**Task requirements**: Leaving out every picture, copy the lines of the data exactly, from the first through the line containing "11, 12, 13];".

**Information provided**:
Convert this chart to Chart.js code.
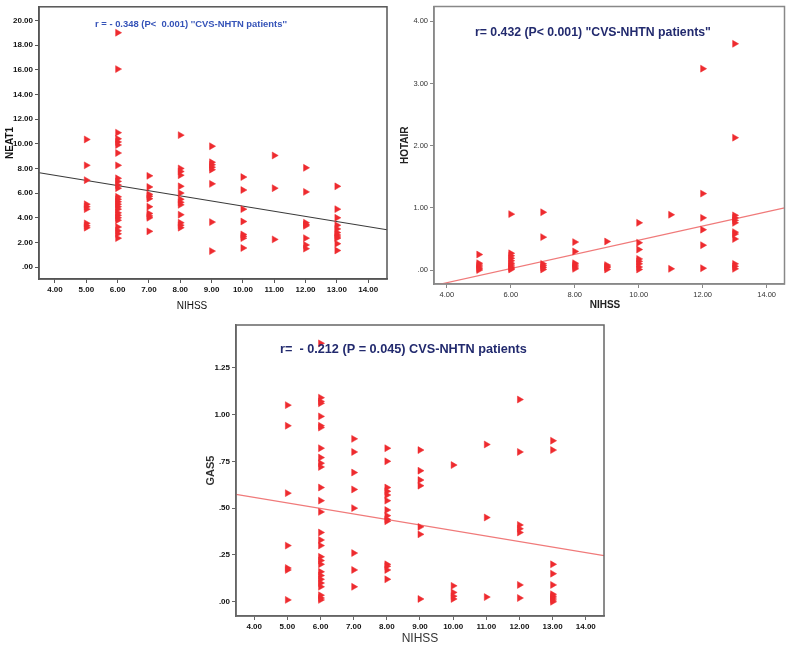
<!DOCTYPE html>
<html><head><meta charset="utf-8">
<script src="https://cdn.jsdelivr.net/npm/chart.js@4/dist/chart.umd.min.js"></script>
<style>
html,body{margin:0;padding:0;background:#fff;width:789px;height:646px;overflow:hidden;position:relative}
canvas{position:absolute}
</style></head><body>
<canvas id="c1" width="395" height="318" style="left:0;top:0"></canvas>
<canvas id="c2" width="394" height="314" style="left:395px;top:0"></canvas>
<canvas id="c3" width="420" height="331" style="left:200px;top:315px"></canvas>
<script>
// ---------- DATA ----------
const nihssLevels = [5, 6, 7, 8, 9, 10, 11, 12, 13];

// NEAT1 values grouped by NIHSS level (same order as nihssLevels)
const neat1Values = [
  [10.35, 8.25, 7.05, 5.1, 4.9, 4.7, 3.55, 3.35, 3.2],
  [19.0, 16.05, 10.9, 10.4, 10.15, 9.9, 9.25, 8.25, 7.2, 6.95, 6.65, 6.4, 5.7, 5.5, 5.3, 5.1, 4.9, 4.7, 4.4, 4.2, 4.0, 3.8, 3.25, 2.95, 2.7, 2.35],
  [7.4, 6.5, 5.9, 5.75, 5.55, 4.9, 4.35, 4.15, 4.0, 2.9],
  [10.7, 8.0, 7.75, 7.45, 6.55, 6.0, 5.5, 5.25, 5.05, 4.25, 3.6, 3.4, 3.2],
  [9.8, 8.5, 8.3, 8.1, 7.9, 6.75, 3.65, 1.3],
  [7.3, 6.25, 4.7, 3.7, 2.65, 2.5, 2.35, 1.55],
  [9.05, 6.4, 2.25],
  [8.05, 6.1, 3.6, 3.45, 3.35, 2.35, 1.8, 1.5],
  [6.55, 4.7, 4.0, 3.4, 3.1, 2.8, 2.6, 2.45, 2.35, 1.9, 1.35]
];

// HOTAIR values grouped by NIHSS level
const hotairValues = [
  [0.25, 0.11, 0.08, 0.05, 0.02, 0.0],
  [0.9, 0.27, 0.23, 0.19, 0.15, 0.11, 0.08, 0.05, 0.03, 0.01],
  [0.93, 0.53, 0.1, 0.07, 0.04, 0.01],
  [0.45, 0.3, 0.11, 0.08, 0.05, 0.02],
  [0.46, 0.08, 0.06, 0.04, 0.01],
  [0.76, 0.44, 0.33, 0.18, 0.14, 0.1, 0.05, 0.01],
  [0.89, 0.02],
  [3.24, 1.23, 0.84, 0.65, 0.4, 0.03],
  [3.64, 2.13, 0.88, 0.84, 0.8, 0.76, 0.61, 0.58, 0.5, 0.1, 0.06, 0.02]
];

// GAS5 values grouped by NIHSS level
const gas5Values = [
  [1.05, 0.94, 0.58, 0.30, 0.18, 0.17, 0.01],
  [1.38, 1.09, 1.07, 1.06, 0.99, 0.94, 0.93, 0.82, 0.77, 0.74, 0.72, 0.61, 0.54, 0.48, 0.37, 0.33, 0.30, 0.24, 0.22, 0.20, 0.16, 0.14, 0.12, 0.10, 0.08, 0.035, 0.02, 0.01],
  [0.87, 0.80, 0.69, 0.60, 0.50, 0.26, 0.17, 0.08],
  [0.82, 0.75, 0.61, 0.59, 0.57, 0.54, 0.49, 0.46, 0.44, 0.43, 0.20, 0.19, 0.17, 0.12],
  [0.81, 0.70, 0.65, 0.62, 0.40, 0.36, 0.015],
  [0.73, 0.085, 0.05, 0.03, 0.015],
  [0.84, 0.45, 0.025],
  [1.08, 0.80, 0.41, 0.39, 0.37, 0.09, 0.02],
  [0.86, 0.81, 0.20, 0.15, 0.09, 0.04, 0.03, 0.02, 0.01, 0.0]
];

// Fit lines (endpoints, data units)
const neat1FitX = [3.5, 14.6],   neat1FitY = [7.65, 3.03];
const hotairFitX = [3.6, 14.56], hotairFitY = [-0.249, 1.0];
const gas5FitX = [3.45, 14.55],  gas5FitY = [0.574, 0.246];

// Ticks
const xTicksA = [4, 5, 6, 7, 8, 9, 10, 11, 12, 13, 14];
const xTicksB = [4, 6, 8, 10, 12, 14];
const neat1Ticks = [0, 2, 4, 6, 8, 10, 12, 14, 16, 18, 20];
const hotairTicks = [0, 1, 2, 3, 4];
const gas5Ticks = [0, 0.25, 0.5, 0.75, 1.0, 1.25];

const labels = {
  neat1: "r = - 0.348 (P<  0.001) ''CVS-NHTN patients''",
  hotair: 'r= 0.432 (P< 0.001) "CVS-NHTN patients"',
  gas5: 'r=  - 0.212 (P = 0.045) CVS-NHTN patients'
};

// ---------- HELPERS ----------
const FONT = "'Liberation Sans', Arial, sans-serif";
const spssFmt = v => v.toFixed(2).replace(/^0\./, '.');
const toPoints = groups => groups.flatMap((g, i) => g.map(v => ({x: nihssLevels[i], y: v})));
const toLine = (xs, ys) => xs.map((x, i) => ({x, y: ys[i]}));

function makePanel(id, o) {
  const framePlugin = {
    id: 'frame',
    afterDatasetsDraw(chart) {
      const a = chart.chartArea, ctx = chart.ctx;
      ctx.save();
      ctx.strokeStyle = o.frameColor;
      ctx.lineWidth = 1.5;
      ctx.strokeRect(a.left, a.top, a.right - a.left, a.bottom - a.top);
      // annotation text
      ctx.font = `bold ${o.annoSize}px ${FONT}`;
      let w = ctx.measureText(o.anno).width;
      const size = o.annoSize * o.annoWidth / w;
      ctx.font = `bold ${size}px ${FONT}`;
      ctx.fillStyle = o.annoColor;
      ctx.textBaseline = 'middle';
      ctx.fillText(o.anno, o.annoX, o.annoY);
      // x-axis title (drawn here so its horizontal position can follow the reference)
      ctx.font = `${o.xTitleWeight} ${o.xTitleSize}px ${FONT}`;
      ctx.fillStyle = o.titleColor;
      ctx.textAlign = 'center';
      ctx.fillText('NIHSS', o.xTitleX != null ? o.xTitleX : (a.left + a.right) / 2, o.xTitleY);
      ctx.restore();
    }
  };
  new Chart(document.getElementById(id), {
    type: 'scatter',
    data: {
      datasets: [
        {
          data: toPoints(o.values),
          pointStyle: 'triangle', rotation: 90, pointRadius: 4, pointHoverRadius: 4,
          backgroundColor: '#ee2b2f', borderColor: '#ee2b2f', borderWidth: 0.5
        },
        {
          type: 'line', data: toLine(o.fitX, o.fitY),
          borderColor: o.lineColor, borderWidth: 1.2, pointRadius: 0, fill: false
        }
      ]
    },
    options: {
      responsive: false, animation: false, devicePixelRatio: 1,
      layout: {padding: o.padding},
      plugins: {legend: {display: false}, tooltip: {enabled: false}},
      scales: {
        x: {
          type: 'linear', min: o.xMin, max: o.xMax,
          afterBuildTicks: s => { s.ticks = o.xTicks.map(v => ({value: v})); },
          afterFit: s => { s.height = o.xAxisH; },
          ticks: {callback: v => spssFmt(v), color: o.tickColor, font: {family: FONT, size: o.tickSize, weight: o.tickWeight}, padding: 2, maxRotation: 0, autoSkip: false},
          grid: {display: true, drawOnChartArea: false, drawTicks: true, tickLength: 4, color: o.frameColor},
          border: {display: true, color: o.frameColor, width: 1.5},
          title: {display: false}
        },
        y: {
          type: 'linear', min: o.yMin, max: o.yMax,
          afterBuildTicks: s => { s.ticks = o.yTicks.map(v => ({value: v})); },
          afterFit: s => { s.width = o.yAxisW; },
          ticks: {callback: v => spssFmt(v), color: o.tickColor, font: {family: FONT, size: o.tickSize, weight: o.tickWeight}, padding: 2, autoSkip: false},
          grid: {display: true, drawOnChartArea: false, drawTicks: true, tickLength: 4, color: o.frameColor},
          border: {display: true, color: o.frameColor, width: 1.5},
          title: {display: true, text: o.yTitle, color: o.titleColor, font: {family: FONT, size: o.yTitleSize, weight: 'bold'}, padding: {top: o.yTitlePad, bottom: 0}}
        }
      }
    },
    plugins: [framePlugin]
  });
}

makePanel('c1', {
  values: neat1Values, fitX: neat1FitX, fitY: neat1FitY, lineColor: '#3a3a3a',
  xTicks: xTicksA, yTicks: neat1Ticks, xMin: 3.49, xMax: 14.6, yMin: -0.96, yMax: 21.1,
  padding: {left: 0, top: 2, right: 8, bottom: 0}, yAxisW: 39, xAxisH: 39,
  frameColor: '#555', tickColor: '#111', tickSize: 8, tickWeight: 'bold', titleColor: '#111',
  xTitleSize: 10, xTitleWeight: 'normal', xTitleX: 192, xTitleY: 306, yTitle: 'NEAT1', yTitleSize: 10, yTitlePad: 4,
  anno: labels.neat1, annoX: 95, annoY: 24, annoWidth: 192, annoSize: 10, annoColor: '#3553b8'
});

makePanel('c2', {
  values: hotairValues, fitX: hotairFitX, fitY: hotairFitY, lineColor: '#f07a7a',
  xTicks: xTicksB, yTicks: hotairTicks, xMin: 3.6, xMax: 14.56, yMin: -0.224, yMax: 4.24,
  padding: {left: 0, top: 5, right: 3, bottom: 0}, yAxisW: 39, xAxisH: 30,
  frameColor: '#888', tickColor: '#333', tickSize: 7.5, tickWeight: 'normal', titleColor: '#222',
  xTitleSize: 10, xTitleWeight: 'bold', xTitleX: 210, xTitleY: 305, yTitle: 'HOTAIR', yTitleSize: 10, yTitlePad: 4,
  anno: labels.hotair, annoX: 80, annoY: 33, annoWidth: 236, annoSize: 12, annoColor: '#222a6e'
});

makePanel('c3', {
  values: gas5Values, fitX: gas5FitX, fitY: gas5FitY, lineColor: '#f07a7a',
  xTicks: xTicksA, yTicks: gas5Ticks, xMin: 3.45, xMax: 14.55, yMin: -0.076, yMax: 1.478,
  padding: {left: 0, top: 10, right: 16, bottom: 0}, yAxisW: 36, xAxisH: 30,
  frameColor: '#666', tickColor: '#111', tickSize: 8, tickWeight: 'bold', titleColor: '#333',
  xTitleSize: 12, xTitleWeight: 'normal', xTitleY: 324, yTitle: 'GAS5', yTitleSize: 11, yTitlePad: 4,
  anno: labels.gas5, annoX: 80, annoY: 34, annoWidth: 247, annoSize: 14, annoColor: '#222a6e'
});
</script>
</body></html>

**Written response**:
Convert this chart to Chart.js code.
<!DOCTYPE html>
<html><head><meta charset="utf-8">
<script src="https://cdn.jsdelivr.net/npm/chart.js@4/dist/chart.umd.min.js"></script>
<style>
html,body{margin:0;padding:0;background:#fff;width:789px;height:646px;overflow:hidden;position:relative}
canvas{position:absolute}
</style></head><body>
<canvas id="c1" width="395" height="318" style="left:0;top:0"></canvas>
<canvas id="c2" width="394" height="314" style="left:395px;top:0"></canvas>
<canvas id="c3" width="420" height="331" style="left:200px;top:315px"></canvas>
<script>
// ---------- DATA ----------
const nihssLevels = [5, 6, 7, 8, 9, 10, 11, 12, 13];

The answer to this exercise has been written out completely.